La Corte Suprema argentina tardó un año y tres meses en digerir el fallo internacional y encontrar la forma de resolver el dilema. Finalmente, en la víspera de Navidad de 2004, los cortesanos se encargaron de aclarar que no compartían el criterio de jueces interamericanos, aunque debieron reconocer que la resolución era de cumplimiento obligatorio. El fallo, del 23 de diciembre de 2004, impregnado de retórica progresista y garantista, es una brillante actualización de aquello que decían los funcionarios virreinales americanos cuando llegaban incómodas órdenes de la metrópoli: se acata, pero no se cumple.

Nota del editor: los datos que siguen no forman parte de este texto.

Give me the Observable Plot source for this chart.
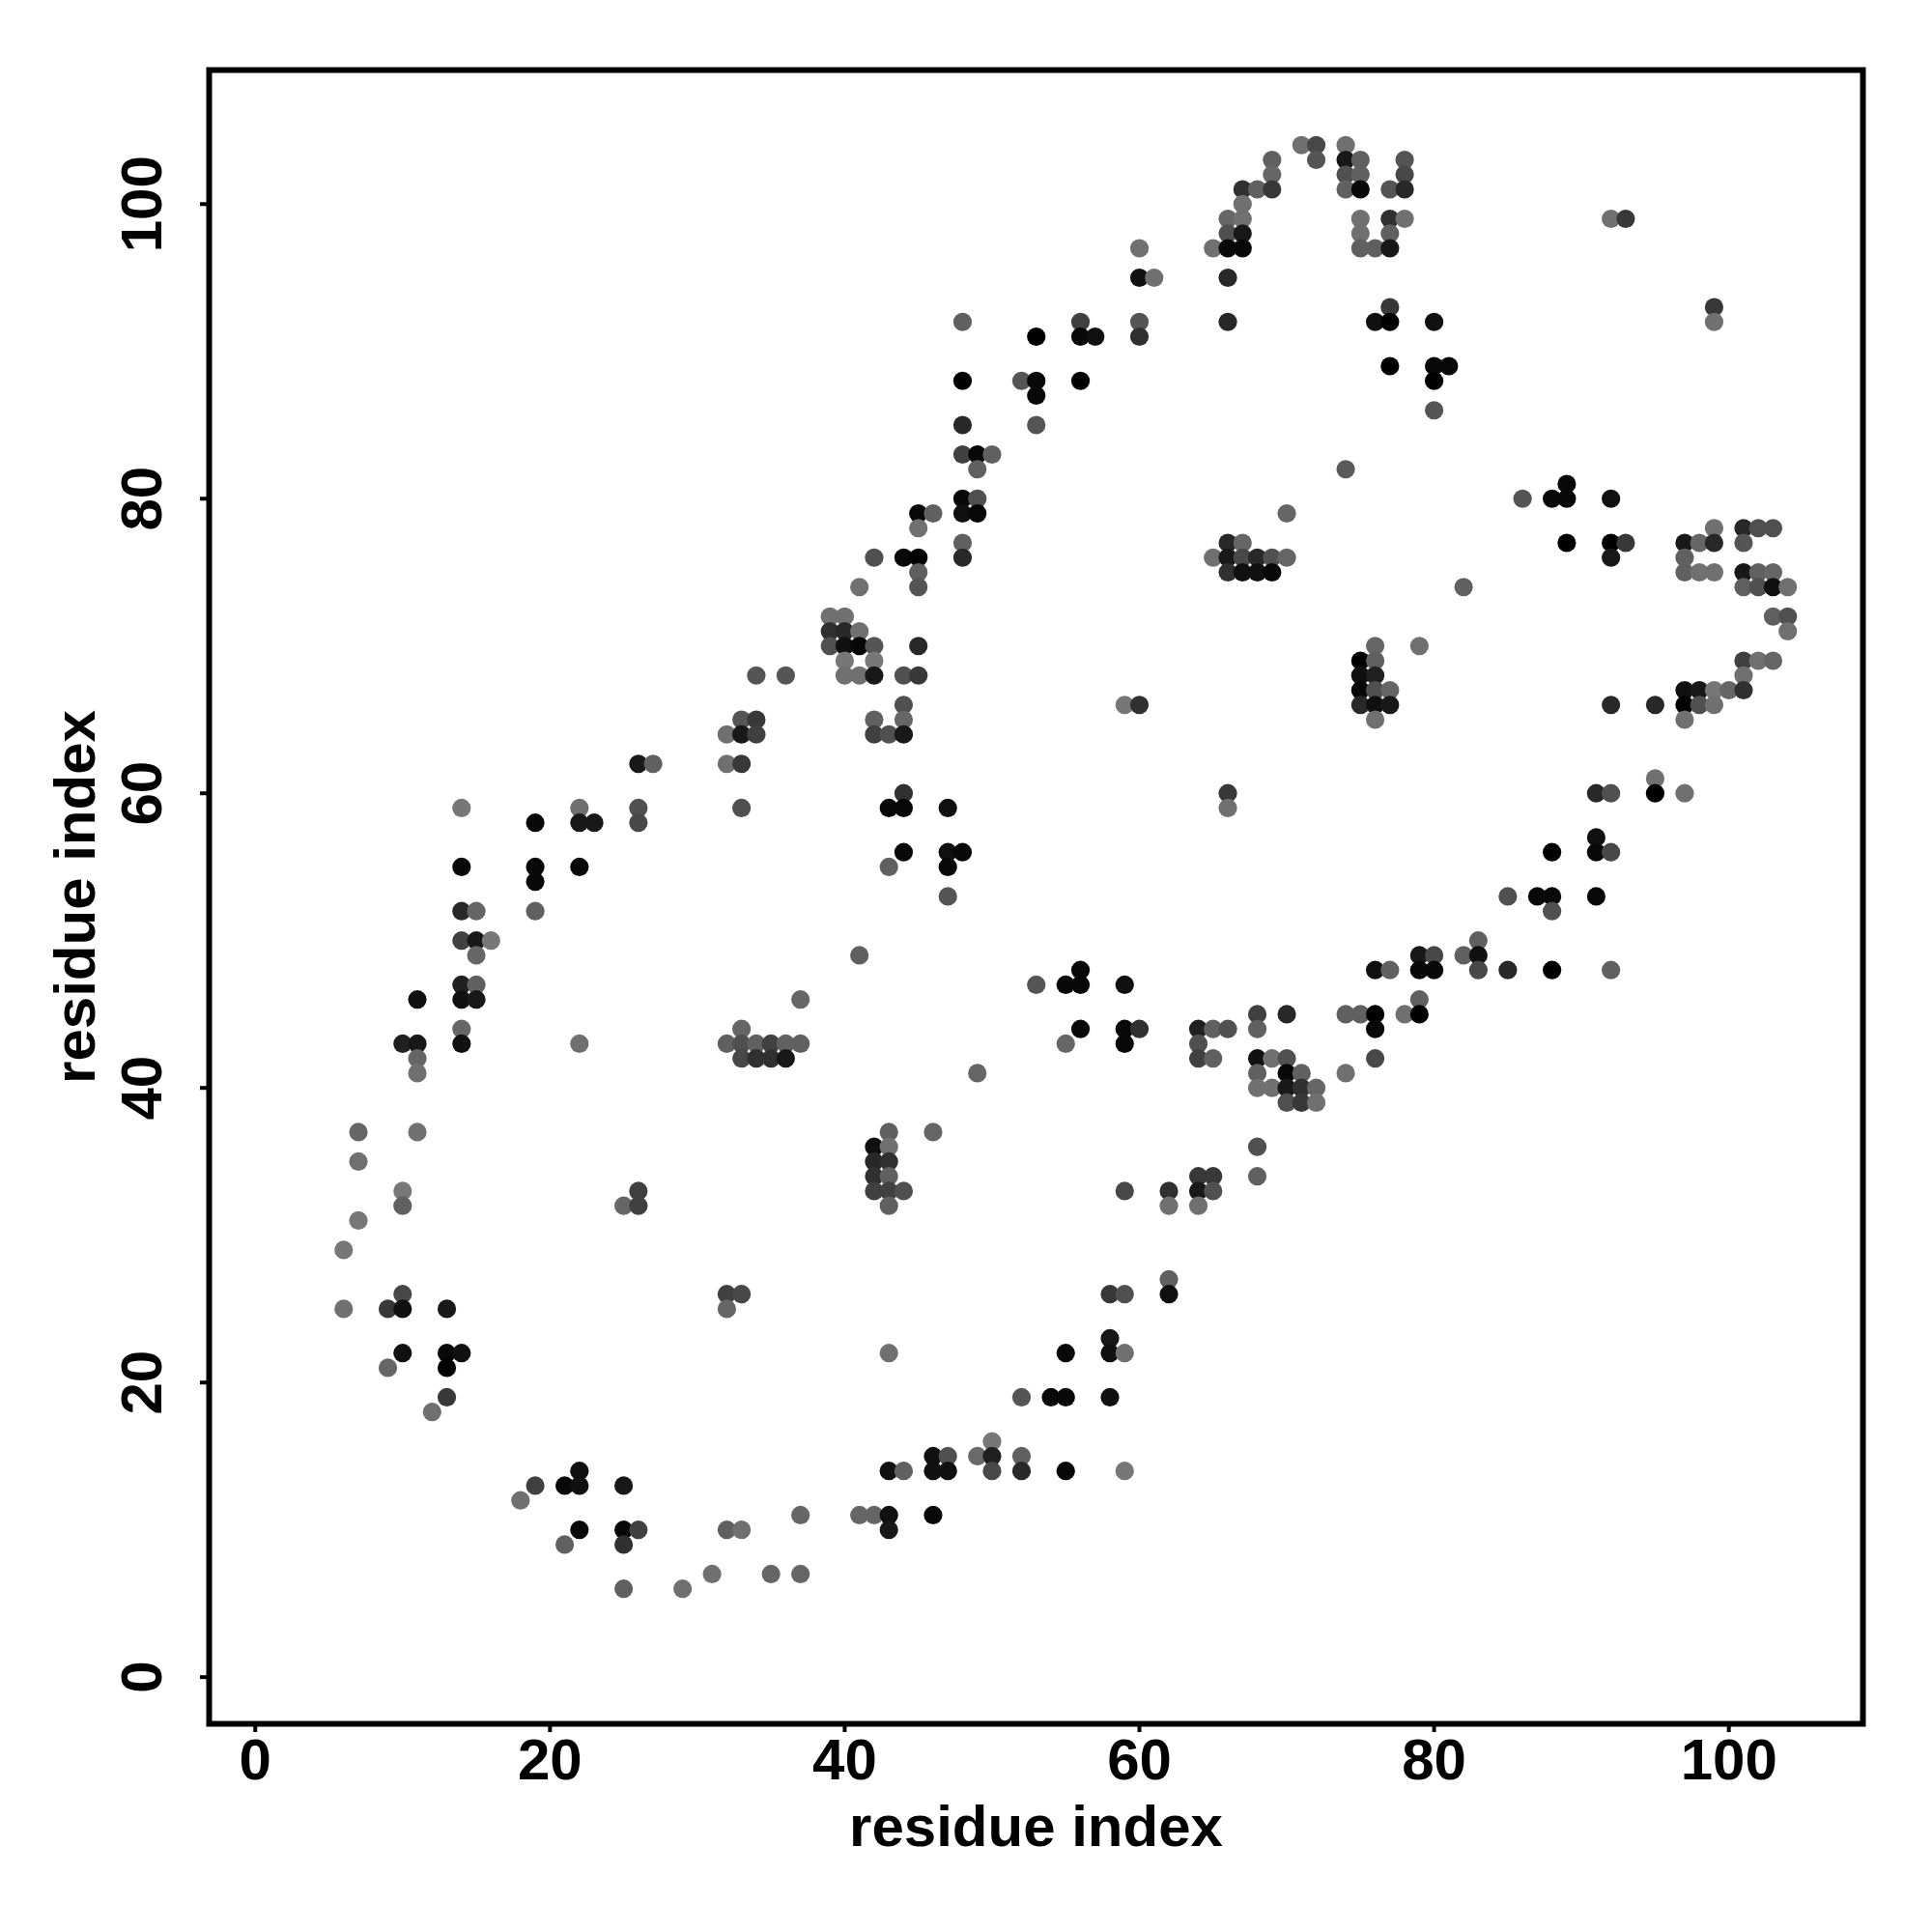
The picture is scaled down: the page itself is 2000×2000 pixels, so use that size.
<!DOCTYPE html>
<html>
<head>
<meta charset="utf-8">
<script src="https://cdn.jsdelivr.net/npm/d3@7"></script>
<script src="https://cdn.jsdelivr.net/npm/@observablehq/plot@0.6"></script>
<style>html,body{margin:0;padding:0;background:#fff}</style>
</head>
<body>
<div id="chart"></div>
<script>
const rowY = [104,103,102,101,100,99,98,97,95,93,92,91,89,88,87,86,85,83,82,81,80,79,78,77,76,75,74,72,71,70,69,68,67,66,65,64,62,61,60,59,58,57,56,55,54,53,52,50,49,48,47,46,45,44,43,42,41,40,39,37,36,35,34,33,32,31,29,27,26,25,23,22,21,19,18,16,15,14,13,12,11,10,9,7,6];
const rowX = [
[71,72,74],[69,72,74,75,78],[69,74,75,78],[67,68,69,74,75,77,78],[67],
[66,67,75,77,78,92,93],[66,67,75,77],[60,65,66,67,75,76,77],[60,61,66],[77,99],
[48,56,60,66,76,77,80,99],[53,56,57,60],[77,80,81],[48,52,53,56,80],[53],
[80],[48,53],[48,49,50],[49,74],[89],
[48,49,86,88,89,92],[45,46,48,49,70],[45,99,101,102,103],[48,66,67,89,92,93,97,98,99,101],[42,44,45,48,65,66,67,68,69,70,92,97],
[45,66,67,68,69,97,98,99,101,102,103],[41,45,82,101,102,103,104],[39,40,103,104],[39,40,41,104],[39,40,41,42,45,76,79],
[40,42,75,76,101,102,103],[34,36,40,41,42,44,45,75,76,101],[75,76,77,97,98,99,100,101],[44,59,60,75,76,77,92,95,97,98,99],[33,34,42,44,76,97],
[32,33,34,42,43,44],[26,27,32,33],[95],[44,66,91,92,95,97],[14,22,26,33,43,44,47,66],
[19,22,23,26],[91],[44,47,48,88,91,92],[14,19,22,43,47],[19],
[47,85,87,88,91],[14,15,19,88],[14,15,16,83],[15,41,79,80,82,83],[56,76,77,79,80,83,85,88,92],
[14,15,53,55,56,59],[11,14,15,37,79],[68,70,74,75,76,78,79],[14,33,56,59,60,64,65,66,68,76],[10,11,14,22,32,33,34,35,36,37,55,59,64],
[11,33,34,35,36,64,65,68,69,70,76],[11,49,68,70,71,74],[68,69,70,71,72],[70,71,72],[7,11,43,46],
[42,43,68],[7,42,43],[42,43,64,65,68],[10,26,42,43,44,59,62,64,65],[10,25,26,43,62,64],
[7],[6],[62],[10,32,33,58,59,62],[6,9,10,13,32],
[58],[10,13,14,43,55,58,59],[9,13],[13,52,54,55,58],[12],
[50],[46,47,49,50,52],[22,43,44,46,47,50,52,55,59],[19,21,22,25],[18],
[37,41,42,43,46],[22,25,26,32,33,43],[21,25],[31,35,37],[25,29]
];
const rowGrey = [
[0x70,0x48,0x70],[0x60,0x55,0x18,0x60,0x55],[0x66,0x50,0x60,0x48],[0x30,0x60,0x38,0x60,0x08,0x55,0x28],[0x70],
[0x66,0x70,0x70,0x30,0x70,0x70,0x38],[0x50,0x18,0x70,0x60],[0x70,0x70,0x08,0x08,0x60,0x60,0x18],[0x10,0x70,0x28],[0x38,0x38],
[0x60,0x40,0x55,0x28,0x10,0x00,0x10,0x70],[0x00,0x08,0x10,0x30],[0x00,0x08,0x08],[0x00,0x55,0x08,0x00,0x00],[0x08],
[0x55],[0x28,0x55],[0x40,0x08,0x60],[0x60,0x5a],[0x08],
[0x08,0x50,0x55,0x08,0x08,0x10],[0x08,0x60,0x10,0x08,0x66],[0x70,0x70,0x28,0x50,0x50],[0x60,0x28,0x66,0x00,0x00,0x38,0x18,0x66,0x28,0x55],[0x50,0x08,0x00,0x28,0x70,0x18,0x48,0x28,0x50,0x66,0x18,0x60],
[0x60,0x30,0x10,0x10,0x08,0x60,0x70,0x70,0x18,0x60,0x66],[0x70,0x55,0x60,0x60,0x50,0x10,0x70],[0x70,0x70,0x60,0x50],[0x30,0x28,0x70,0x70],[0x50,0x10,0x08,0x55,0x28,0x66,0x70],
[0x77,0x77,0x00,0x60,0x40,0x70,0x66],[0x55,0x55,0x70,0x70,0x18,0x50,0x38,0x10,0x20,0x70],[0x08,0x50,0x66,0x10,0x18,0x77,0x66,0x30],[0x50,0x77,0x30,0x28,0x10,0x18,0x28,0x28,0x00,0x50,0x70],[0x55,0x38,0x60,0x66,0x70,0x70],
[0x70,0x18,0x40,0x40,0x50,0x18],[0x18,0x60,0x70,0x38],[0x70],[0x30,0x38,0x28,0x50,0x00,0x70],[0x77,0x70,0x50,0x50,0x08,0x08,0x10,0x70],
[0x08,0x18,0x18,0x48],[0x10],[0x08,0x10,0x08,0x00,0x08,0x48],[0x08,0x08,0x08,0x60,0x08],[0x08],
[0x55,0x50,0x08,0x08,0x08],[0x28,0x66,0x60,0x50],[0x40,0x18,0x77,0x60],[0x66,0x60,0x18,0x48,0x60,0x10],[0x08,0x10,0x60,0x08,0x08,0x48,0x28,0x00,0x60],
[0x20,0x60,0x55,0x08,0x08,0x10],[0x10,0x10,0x18,0x66,0x60],[0x40,0x28,0x60,0x60,0x00,0x70,0x00],[0x66,0x66,0x08,0x08,0x30,0x20,0x60,0x50,0x60,0x08],[0x20,0x18,0x10,0x70,0x60,0x50,0x60,0x40,0x60,0x60,0x66,0x08,0x50],
[0x66,0x48,0x30,0x30,0x18,0x40,0x60,0x10,0x70,0x50,0x48],[0x70,0x66,0x60,0x08,0x60,0x70],[0x70,0x70,0x18,0x30,0x66],[0x50,0x38,0x70],[0x66,0x70,0x60,0x66],
[0x10,0x70,0x50],[0x70,0x28,0x30],[0x30,0x60,0x38,0x38,0x60],[0x78,0x40,0x40,0x40,0x50,0x48,0x30,0x18,0x50],[0x60,0x66,0x40,0x60,0x70,0x70],
[0x77],[0x77],[0x60],[0x48,0x40,0x48,0x38,0x50,0x10],[0x70,0x38,0x10,0x18,0x66],
[0x18],[0x10,0x08,0x10,0x70,0x08,0x10,0x70],[0x66,0x00],[0x38,0x55,0x08,0x08,0x10],[0x70],
[0x77],[0x10,0x50,0x6a,0x20,0x60],[0x10,0x10,0x60,0x10,0x10,0x48,0x28,0x08,0x77],[0x40,0x08,0x10,0x18],[0x70],
[0x66,0x66,0x66,0x10,0x08],[0x08,0x08,0x40,0x60,0x70,0x18],[0x60,0x30],[0x70,0x66,0x66],[0x60,0x70]
];
const ticks = [0,20,40,60,80,100];
const axisLabel = "residue index";

const points = rowY.flatMap((y,i) => rowX[i].map((x,j) => ({x, y, grey: rowGrey[i][j]})));
const font = {fontFamily:"'Liberation Sans'", fontWeight:"bold", fontSize:60};

const chart = Plot.plot({
  width:2000, height:2000,
  marginLeft:216, marginRight:72, marginTop:72, marginBottom:216,
  x:{domain:[-3.13,109.1]},
  y:{domain:[-3.17,109.1]},
  style:{fontFamily:"'Liberation Sans'", background:"#fff", color:"#000"},
  marks:[
    Plot.dot(points,{x:"x",y:"y",r:9.6,fill:d=>`rgb(${d.grey},${d.grey},${d.grey})`}),
    Plot.frame({stroke:"#000",strokeWidth:6}),
    Plot.axisX(ticks,{...font,anchor:"bottom",tickSize:9,strokeWidth:4,tickPadding:6,label:axisLabel,labelAnchor:"center",labelArrow:"none",labelOffset:126}),
    Plot.axisY(ticks,{...font,anchor:"left",tickSize:9,strokeWidth:4,tickPadding:41,tickRotate:-90,label:axisLabel,labelAnchor:"center",labelArrow:"none",labelOffset:161})
  ]
});
document.getElementById("chart").appendChild(chart);
</script>
</body>
</html>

Frente a la violación a los derechos de Walter y su familia, y a la comprobación, incluso dentro del estrecho margen de maniobra que ofrece el tribunal internacional, de la práctica policial de las detenciones arbitrarias y de la práctica judicial de la eterna dilación cuando los acusados son funcionarios públicos, la corte argentina eligió defender el derecho al debido proceso del comisario, argumentando que la condena internacional vulneraba su defensa en juicio, pues Espósito no había sido parte del proceso regional. Dejando a salvo su opinión en contra, la corte declaró que la acción penal no estaba prescripta por exclusiva imposición de la obligatoriedad de los fallos de la Corte IDH, y no se pronunció sobre los restantes aspectos de la condena internacional. No repuso a la familia como querellante, no ordenó la revisión de las normas y prácticas que habilitan detenciones arbitrarias, y no reconoció el carácter de crimen de estado del delito policial.
Tres años después, la Corte Suprema cauterizó esa herida abierta en su lógica en la causa que juzgaba al policía René Jesús Derecho, acusado de haber torturado en 1988, en una comisaría de la PFA, a un ciudadano uruguayo. En esos años Derecho había llegado a ser parte de la cúpula de la PFA, y uno de los que dirigió la represión en Plaza de Mayo el 20/12/2001. La causa por las torturas llegó a la Corte para resolver si la acción estaba o no prescripta. El procurador Righi dijo: “Los delitos de los que habría sido víctima Bueno Alves no se corresponden con el propósito internacional tenido en vista al momento de estatuir crímenes de lesa humanidad. Aun cuando el hecho de la tortura particular se encontrara demostrado, es evidente que en la República Argentina, durante el año 1988, no existía un Estado o una organización dependiente del Estado que evidenciara la característica básica de haberse convertido en una maquinaria perversa de persecución sistemática y organizada de un grupo de ciudadanos, desviándose en su fin principal de promover el bien común y la convivencia pacífica de la sociedad”. Así, la Corte fijó como doctrina nacional que “un caso aislado”, como Bulacio, como Bueno Alves, como los miles y miles de torturados, asesinados y encarcelados arbitrariamente por aplicación de las políticas represivas estatales, no responden a la obvia existencia de una política de estado, a la vez que decretó que la tortura no es tortura si sucede en democracia.
No debería ser necesario aclarar que, a casi 18 años de esa sentencia, y a pesar de las reiteradas intimaciones cursadas por la Corte IDH en el marco del proceso de supervisión del cumplimiento de la sentencia, los sucesivos gobiernos argentinos nada han hecho al respecto, y, como lo padecemos a diario, el sistema de detenciones arbitrarias, renovado cada tanto con alguna reforma legislativa o resolución judicial que lo fortalece y amplía, sigue vigente en nuestro país.